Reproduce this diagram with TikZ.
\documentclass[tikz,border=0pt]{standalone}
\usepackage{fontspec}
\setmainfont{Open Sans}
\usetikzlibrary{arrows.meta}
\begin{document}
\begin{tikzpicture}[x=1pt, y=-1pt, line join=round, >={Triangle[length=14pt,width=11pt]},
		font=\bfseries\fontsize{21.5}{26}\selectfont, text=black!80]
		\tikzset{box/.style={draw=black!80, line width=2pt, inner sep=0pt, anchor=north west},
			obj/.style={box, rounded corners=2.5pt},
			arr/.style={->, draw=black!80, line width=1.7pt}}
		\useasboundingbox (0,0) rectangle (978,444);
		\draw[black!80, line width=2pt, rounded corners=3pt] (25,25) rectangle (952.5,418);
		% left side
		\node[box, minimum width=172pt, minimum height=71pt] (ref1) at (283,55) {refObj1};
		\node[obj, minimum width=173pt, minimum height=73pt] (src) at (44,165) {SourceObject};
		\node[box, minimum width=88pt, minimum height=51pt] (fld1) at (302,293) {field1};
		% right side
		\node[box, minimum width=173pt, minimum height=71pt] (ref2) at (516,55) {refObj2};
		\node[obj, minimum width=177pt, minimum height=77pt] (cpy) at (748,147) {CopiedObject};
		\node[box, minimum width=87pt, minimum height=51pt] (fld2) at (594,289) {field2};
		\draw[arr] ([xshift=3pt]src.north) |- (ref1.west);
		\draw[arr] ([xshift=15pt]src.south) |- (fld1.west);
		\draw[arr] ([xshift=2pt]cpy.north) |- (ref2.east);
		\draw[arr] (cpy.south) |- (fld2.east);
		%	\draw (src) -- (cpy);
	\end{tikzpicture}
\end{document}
--
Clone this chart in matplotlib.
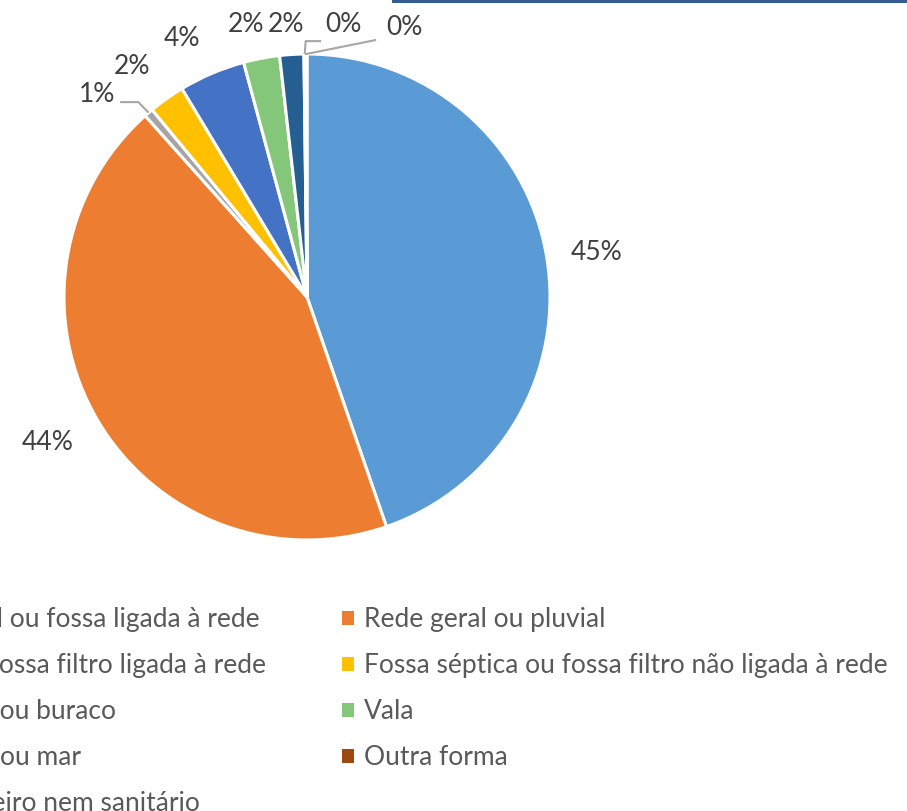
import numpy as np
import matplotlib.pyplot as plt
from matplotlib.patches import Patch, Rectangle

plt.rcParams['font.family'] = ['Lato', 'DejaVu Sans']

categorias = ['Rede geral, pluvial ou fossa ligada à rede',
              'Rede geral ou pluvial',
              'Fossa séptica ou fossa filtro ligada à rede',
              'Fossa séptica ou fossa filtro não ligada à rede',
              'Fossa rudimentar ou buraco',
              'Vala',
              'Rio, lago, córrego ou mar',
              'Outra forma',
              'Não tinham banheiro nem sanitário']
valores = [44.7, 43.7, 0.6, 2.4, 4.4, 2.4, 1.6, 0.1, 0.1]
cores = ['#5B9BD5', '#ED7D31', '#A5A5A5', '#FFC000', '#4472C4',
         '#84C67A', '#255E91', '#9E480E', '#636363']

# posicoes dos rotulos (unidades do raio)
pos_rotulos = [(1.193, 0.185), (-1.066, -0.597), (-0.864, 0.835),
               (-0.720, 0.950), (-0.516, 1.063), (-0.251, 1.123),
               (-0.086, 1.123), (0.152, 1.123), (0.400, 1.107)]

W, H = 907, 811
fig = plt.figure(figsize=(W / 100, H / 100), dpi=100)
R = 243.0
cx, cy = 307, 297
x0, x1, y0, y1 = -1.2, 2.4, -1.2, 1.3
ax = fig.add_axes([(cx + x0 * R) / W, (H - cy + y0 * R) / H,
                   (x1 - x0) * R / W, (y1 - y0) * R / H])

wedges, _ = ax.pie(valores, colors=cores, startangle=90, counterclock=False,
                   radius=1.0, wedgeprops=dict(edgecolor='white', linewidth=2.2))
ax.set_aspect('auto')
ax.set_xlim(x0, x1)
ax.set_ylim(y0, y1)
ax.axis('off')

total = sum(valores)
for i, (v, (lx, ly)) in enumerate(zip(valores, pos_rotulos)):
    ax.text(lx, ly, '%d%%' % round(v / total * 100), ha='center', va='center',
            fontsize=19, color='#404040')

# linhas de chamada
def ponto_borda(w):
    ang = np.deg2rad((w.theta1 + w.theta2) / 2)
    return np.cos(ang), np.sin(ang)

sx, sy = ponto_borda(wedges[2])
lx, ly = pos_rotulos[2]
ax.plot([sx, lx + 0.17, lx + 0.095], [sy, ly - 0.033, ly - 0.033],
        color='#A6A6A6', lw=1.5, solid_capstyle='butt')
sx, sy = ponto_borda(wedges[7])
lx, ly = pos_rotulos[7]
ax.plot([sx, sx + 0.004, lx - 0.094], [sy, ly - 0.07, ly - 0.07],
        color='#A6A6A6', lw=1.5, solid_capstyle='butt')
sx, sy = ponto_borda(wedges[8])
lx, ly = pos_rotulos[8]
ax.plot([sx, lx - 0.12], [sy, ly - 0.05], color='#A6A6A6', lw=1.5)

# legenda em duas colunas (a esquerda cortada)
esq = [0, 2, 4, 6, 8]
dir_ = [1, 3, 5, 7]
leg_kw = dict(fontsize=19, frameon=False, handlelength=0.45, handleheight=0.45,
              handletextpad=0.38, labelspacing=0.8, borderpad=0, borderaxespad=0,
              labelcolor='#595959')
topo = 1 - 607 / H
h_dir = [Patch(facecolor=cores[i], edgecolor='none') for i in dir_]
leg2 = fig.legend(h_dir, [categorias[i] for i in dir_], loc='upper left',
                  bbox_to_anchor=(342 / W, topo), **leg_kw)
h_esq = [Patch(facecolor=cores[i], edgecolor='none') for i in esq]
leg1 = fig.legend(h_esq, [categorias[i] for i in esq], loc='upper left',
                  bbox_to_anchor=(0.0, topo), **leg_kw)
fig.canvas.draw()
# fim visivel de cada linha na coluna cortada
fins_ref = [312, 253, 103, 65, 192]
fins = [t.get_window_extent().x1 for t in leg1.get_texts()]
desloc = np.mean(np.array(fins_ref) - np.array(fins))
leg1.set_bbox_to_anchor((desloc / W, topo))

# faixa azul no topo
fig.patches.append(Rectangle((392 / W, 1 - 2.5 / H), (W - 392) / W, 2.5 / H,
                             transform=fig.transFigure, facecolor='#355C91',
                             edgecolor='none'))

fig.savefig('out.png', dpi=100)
--
● Task description
Give back exactly the lines from the one that holds "Clone this chart in matplotlib." to the one that holds "return np.cos(ang), np.sin(ang)", with both ends and without the images.

● Reply to the task
Clone this chart in matplotlib.
import numpy as np
import matplotlib.pyplot as plt
from matplotlib.patches import Patch, Rectangle

plt.rcParams['font.family'] = ['Lato', 'DejaVu Sans']

categorias = ['Rede geral, pluvial ou fossa ligada à rede',
              'Rede geral ou pluvial',
              'Fossa séptica ou fossa filtro ligada à rede',
              'Fossa séptica ou fossa filtro não ligada à rede',
              'Fossa rudimentar ou buraco',
              'Vala',
              'Rio, lago, córrego ou mar',
              'Outra forma',
              'Não tinham banheiro nem sanitário']
valores = [44.7, 43.7, 0.6, 2.4, 4.4, 2.4, 1.6, 0.1, 0.1]
cores = ['#5B9BD5', '#ED7D31', '#A5A5A5', '#FFC000', '#4472C4',
         '#84C67A', '#255E91', '#9E480E', '#636363']

# posicoes dos rotulos (unidades do raio)
pos_rotulos = [(1.193, 0.185), (-1.066, -0.597), (-0.864, 0.835),
               (-0.720, 0.950), (-0.516, 1.063), (-0.251, 1.123),
               (-0.086, 1.123), (0.152, 1.123), (0.400, 1.107)]

W, H = 907, 811
fig = plt.figure(figsize=(W / 100, H / 100), dpi=100)
R = 243.0
cx, cy = 307, 297
x0, x1, y0, y1 = -1.2, 2.4, -1.2, 1.3
ax = fig.add_axes([(cx + x0 * R) / W, (H - cy + y0 * R) / H,
                   (x1 - x0) * R / W, (y1 - y0) * R / H])

wedges, _ = ax.pie(valores, colors=cores, startangle=90, counterclock=False,
                   radius=1.0, wedgeprops=dict(edgecolor='white', linewidth=2.2))
ax.set_aspect('auto')
ax.set_xlim(x0, x1)
ax.set_ylim(y0, y1)
ax.axis('off')

total = sum(valores)
for i, (v, (lx, ly)) in enumerate(zip(valores, pos_rotulos)):
    ax.text(lx, ly, '%d%%' % round(v / total * 100), ha='center', va='center',
            fontsize=19, color='#404040')

# linhas de chamada
def ponto_borda(w):
    ang = np.deg2rad((w.theta1 + w.theta2) / 2)
    return np.cos(ang), np.sin(ang)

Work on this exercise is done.